This post was originally published on March 30, 2015.
Last Monday the Judicial Conference Advisory Committee on Criminal Rules sanctioned a rule change that will expand the FBI’s authority to use hacking techniques to gain access to electronic data.
The committee ruled 11 to 1 in favor of a modification to an old federal rule – Rule 41 – thereby granting judges more leeway in approving search warrants for electronic data, the National Journal reports.
Before the change, judges could only approve a search warrant for material residing within their own judicial district. Now, however, courts will be able to grant search warrants for data located elsewhere.
The federal government says the change to Rule 41 is an essential upgrade to an antiquated rule that will bring it into the 21st century.
The Federal Bureau of Investigation will, it says, benefit from the increased authority which will allow easier access to networks which it can then monitor via tracking software. This, it says, will allow the agency to better monitor criminals who are adept at using technology to cover their tracks.
A number of organisations, including civil rights and civil liberties groups, have spoken out against the rule change, saying the amendment went way beyond a minor tweak and was in fact a major change that could represent a conflict with the Fourth Amendment and the protection it conveys to US citizens against unreasonable search and seizures.
Organisations, such as the American Civil Liberties Union (ACLU), also claimed the rule change could, in theory at least, afford the FBI the ability to target multiple computers simultaneously, possibly including millions belonging to users who are not implicated in any crime.
Search giant Google also added its might to the argument last month, saying it “raises a number of monumental and highly complex constitutional, legal and geopolitical concerns that should be left to Congress to decide”.
Google’s director of law enforcement and information security, Richard Salgado, said the wording of the amendment was too vague, potentially allowing the government to use “remote access” to search and seize or copy electronic data, adding that the specifics of how and what may be searched were missing from the text:
“The term “remote access” is not defined. Sample search warrants submitted by the DOJ to the Committee indicate that “remote access” may involve network investigative techniques, or NITs, which include, for example, the installation of software onto a target device to extract and make available to law enforcement certain information from the device, including IP address, MAC address, and other identifying information.”
Salgado also suggested that the term “remote access” seemed to imply that the government could in fact hack any facility, anywhere, and that the wording around botnets – which can infect millions of computers at a time – could mean that the amendment effectively opened up access to all of those machines to the FBI.

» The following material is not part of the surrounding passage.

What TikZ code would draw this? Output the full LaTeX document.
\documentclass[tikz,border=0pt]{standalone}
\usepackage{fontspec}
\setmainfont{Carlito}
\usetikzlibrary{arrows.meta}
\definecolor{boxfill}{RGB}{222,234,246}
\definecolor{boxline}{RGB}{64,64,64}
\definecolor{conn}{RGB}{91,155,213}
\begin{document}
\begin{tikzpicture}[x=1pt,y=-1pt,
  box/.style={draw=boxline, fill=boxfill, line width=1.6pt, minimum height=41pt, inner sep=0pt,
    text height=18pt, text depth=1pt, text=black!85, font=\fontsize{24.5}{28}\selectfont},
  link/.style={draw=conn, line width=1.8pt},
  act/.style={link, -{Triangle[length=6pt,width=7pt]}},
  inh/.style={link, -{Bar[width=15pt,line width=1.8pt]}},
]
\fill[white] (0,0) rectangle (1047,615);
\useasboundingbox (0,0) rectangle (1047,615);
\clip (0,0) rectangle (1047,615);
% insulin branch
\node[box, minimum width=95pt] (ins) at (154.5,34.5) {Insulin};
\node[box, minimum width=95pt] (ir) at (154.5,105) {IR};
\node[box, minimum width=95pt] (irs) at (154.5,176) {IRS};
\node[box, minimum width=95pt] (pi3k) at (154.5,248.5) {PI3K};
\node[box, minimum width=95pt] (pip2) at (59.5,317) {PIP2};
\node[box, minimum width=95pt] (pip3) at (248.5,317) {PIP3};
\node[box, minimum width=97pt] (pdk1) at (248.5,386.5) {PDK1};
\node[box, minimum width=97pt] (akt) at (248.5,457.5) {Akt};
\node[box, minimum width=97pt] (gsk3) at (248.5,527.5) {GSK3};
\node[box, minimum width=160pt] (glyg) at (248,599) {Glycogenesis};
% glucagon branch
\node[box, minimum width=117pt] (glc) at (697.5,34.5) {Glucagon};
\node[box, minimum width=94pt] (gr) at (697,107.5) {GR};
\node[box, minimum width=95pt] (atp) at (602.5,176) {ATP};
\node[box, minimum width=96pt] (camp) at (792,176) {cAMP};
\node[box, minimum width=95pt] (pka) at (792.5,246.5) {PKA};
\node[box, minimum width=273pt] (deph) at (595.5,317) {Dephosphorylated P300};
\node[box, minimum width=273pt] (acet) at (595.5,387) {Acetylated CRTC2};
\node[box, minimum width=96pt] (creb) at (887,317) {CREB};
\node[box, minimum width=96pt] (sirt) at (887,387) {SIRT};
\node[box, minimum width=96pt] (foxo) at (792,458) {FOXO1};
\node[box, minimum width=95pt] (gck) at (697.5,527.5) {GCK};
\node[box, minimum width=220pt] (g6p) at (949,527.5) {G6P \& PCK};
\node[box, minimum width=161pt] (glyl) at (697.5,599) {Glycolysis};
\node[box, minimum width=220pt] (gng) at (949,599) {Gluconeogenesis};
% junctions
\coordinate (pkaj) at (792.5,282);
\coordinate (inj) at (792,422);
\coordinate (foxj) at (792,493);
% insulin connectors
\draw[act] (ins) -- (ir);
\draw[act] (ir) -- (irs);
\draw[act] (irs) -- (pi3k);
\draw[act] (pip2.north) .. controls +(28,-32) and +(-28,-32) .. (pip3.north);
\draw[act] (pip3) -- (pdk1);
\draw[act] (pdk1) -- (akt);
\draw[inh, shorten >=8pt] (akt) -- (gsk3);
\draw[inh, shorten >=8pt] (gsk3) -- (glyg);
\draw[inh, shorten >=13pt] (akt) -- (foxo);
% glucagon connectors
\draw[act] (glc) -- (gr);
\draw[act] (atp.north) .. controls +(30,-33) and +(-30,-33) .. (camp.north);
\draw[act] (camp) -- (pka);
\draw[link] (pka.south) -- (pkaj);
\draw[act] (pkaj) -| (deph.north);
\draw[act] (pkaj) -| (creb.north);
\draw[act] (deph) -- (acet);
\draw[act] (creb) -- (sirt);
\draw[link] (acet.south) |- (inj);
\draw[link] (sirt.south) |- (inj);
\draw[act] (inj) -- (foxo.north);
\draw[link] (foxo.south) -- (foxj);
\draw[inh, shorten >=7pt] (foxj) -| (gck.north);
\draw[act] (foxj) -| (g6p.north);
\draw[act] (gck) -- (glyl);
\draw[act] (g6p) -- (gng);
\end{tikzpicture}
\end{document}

The Justice Department, as to be expected, is all in favour of it though. In December 2014 deputy assistant attorney general of the Criminal Division in the DOJ, David Bitkower, noted in a memo that:
“The proposed amendment would ensure that a court has jurisdiction to issue a search warrant in two categories of investigations involving modern Internet crime: cases involving botnets and cases involving Internet anonymizing techniques”.
Bitkower used the memo to add further clarification, explaining how the proposal would merely simplify the search process without adding any additional authority not already permitted under existing legislation. Bitkower was also keen to stress how judicial oversight would remain, with judges ruling on warrant applications on a case by case basis.
Privacy groups will, however, continue to fight the rule change which is subject to review by the Standing Committee on Rules of Practice and Proceedings, most likely in June, and by the Judicial Conference in September.
American Civil Liberties Union lawyer American Civil Liberties Union issued a statement in which he said:
“Although presented as a minor procedural update, the proposal threatens to expand the government’s ability to use malware and so-called ‘zero-day exploits’ without imposing necessary protections. The current proposal fails to strike the right balance between safeguarding privacy and Internet security and allowing the government to investigate crimes.”